Only Williamson has all three of the offside drives in his wheelhouse, which makes sense as he and Kohli are classic players. Root plays off the back foot and Smith is weird as hell.

But even though Williamson is of a similar style, Kohli still plays a higher percentage of offside drives. And he plays it a different way. Williamson are soft, Kohli's are hard.

Kohli is defending and looking for runs; Williamson is looking to dead bat. Whether Kohli drives or defends, his way of talking on cricket most delivered ball is through positive intent.

This isn't wrong. It might make the bowler change their line or length. It's likely to change the field. And it's playing to his strength the same way that the other three are.

The idea that a Kohli would stop cover driving in this series, a shot that hasn't yet dismissed him this summer - is interesting. He's been out off driving, when Anderson bowled a fantastic delivery. And I'd argue he's been out a couple of times pushing into the gap on the off side.

But mostly he's been out defending. Trying to cover the balls around the channels, going at them hard, trying to get bat on ball, and often just getting edges to really good test deliveries. England have bowled incredibly well on helpful surfaces. They've also spent a lot of time with wobble balls and moving the ball back in, meaning players feel they have to play at balls that we might expect them to leave.

I am losing my voice from saying this, but batting in Tests is harder than it has been in 100 years. And much more with seamers. Since the start of 2018, the average versus seam is 26.5, for the 100 years before it was 31. These guys hires are dismissed by skilled bowlers on spicy pitches assisted by analysts with some help from wobble balls.

Batting is hard right now.

The removing the cover drive is more about Sachin Tendulkar's one innings. But all players are different. Tendulkar's cover drive was an attacking run-scoring shot, but it wasn't part of his channel play. He moved across to flick or drove dead straight more. He could take out the cover drive because it wasn't part of his defence. And even then, he did it once, on a flat SCG Test against an Australian attack without its two best bowlers.

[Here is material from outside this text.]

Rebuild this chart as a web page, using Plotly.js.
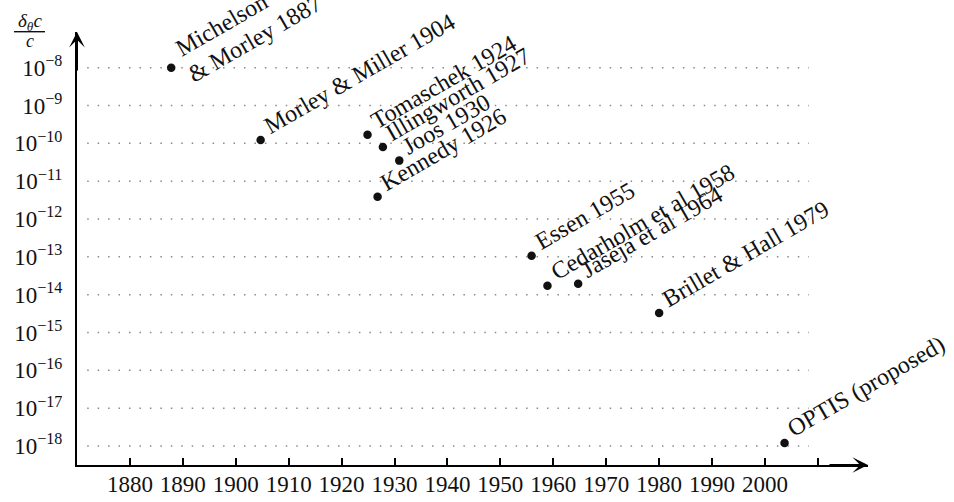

Kohli is facing Jimmy Anderson on green pitches in England. Different bowlers, batter and pitches.

But Virat had changed his game during this summer. Between Tests and it's not about the cover drives but the channel balls themselves. On the left is him at Headingley.

Look at the stumps. He's clearly moved over. It's even more evident when he takes his first step. The off stump has disappeared you can see leg.

And when he finishes the shot you can see his head which is also more in line with the ball.

That's a fair change between Tests. And it's hard to do as you need to commit and be comfortable doing it in a day or two so it feels natural for the next Test.

As for the cover drive, none were involved in him being dismissed or dropped. He clearly chose the right lengths and played the shot well. Which looking at his average playing the shot, he seems to do a lot.

The only reason I can find why he shouldn't play the cover drive is to stop people moaning.